■ PROMPT
Restate each line word for word. Leave out every picture.

■ STORED DATA
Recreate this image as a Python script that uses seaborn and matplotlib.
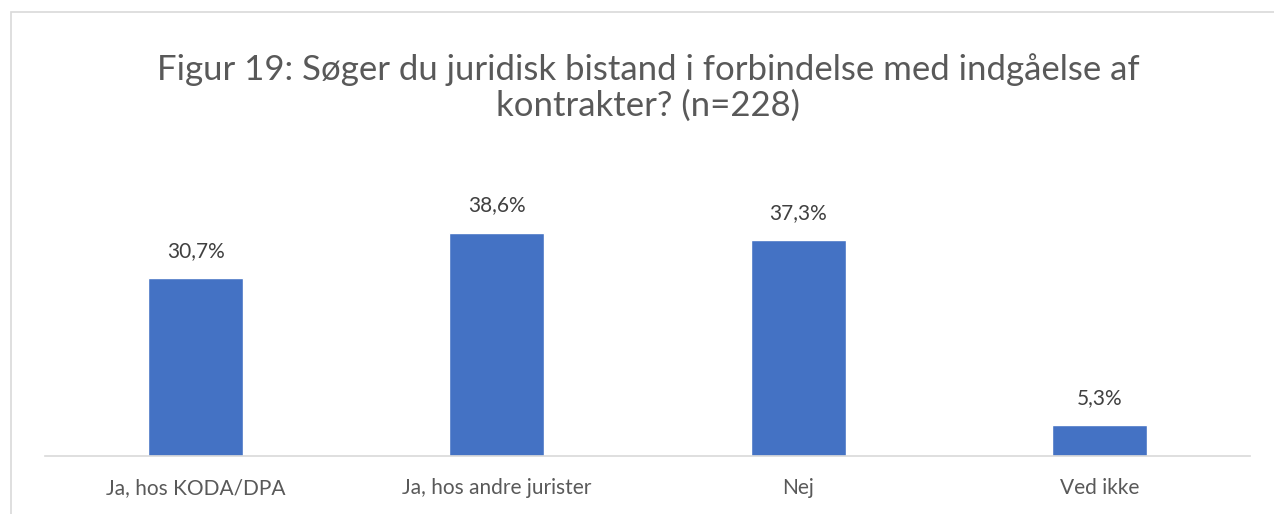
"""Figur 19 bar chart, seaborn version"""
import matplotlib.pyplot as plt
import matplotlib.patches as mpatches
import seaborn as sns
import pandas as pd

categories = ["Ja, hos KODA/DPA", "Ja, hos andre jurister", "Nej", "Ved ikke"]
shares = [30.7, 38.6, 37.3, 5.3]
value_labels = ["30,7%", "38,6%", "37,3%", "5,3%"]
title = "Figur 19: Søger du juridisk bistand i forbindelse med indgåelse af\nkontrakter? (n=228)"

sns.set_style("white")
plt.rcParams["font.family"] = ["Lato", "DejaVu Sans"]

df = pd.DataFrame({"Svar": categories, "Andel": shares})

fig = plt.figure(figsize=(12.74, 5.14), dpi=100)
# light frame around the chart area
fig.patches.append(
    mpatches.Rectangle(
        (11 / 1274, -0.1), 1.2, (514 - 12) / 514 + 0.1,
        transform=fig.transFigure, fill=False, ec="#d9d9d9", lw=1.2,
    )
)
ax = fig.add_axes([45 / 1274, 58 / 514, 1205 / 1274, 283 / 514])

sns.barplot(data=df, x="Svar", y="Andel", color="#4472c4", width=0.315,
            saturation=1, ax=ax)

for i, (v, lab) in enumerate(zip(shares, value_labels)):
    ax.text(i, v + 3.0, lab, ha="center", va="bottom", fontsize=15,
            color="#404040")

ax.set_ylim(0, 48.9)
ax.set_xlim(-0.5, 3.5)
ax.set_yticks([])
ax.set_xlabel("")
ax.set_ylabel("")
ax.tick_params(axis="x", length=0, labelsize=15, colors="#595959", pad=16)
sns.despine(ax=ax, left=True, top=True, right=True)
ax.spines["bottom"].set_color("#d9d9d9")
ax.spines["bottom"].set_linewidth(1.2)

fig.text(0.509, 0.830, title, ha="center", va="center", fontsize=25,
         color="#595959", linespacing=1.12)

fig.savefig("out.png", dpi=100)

■ SOLUTION TO THIS EXERCISE
Recreate this image as a Python script that uses seaborn and matplotlib.
"""Figur 19 bar chart, seaborn version"""
import matplotlib.pyplot as plt
import matplotlib.patches as mpatches
import seaborn as sns
import pandas as pd

categories = ["Ja, hos KODA/DPA", "Ja, hos andre jurister", "Nej", "Ved ikke"]
shares = [30.7, 38.6, 37.3, 5.3]
value_labels = ["30,7%", "38,6%", "37,3%", "5,3%"]
title = "Figur 19: Søger du juridisk bistand i forbindelse med indgåelse af\nkontrakter? (n=228)"

sns.set_style("white")
plt.rcParams["font.family"] = ["Lato", "DejaVu Sans"]

df = pd.DataFrame({"Svar": categories, "Andel": shares})

fig = plt.figure(figsize=(12.74, 5.14), dpi=100)
# light frame around the chart area
fig.patches.append(
    mpatches.Rectangle(
        (11 / 1274, -0.1), 1.2, (514 - 12) / 514 + 0.1,
        transform=fig.transFigure, fill=False, ec="#d9d9d9", lw=1.2,
    )
)
ax = fig.add_axes([45 / 1274, 58 / 514, 1205 / 1274, 283 / 514])

sns.barplot(data=df, x="Svar", y="Andel", color="#4472c4", width=0.315,
            saturation=1, ax=ax)

for i, (v, lab) in enumerate(zip(shares, value_labels)):
    ax.text(i, v + 3.0, lab, ha="center", va="bottom", fontsize=15,
            color="#404040")

ax.set_ylim(0, 48.9)
ax.set_xlim(-0.5, 3.5)
ax.set_yticks([])
ax.set_xlabel("")
ax.set_ylabel("")
ax.tick_params(axis="x", length=0, labelsize=15, colors="#595959", pad=16)
sns.despine(ax=ax, left=True, top=True, right=True)
ax.spines["bottom"].set_color("#d9d9d9")
ax.spines["bottom"].set_linewidth(1.2)

fig.text(0.509, 0.830, title, ha="center", va="center", fontsize=25,
         color="#595959", linespacing=1.12)

fig.savefig("out.png", dpi=100)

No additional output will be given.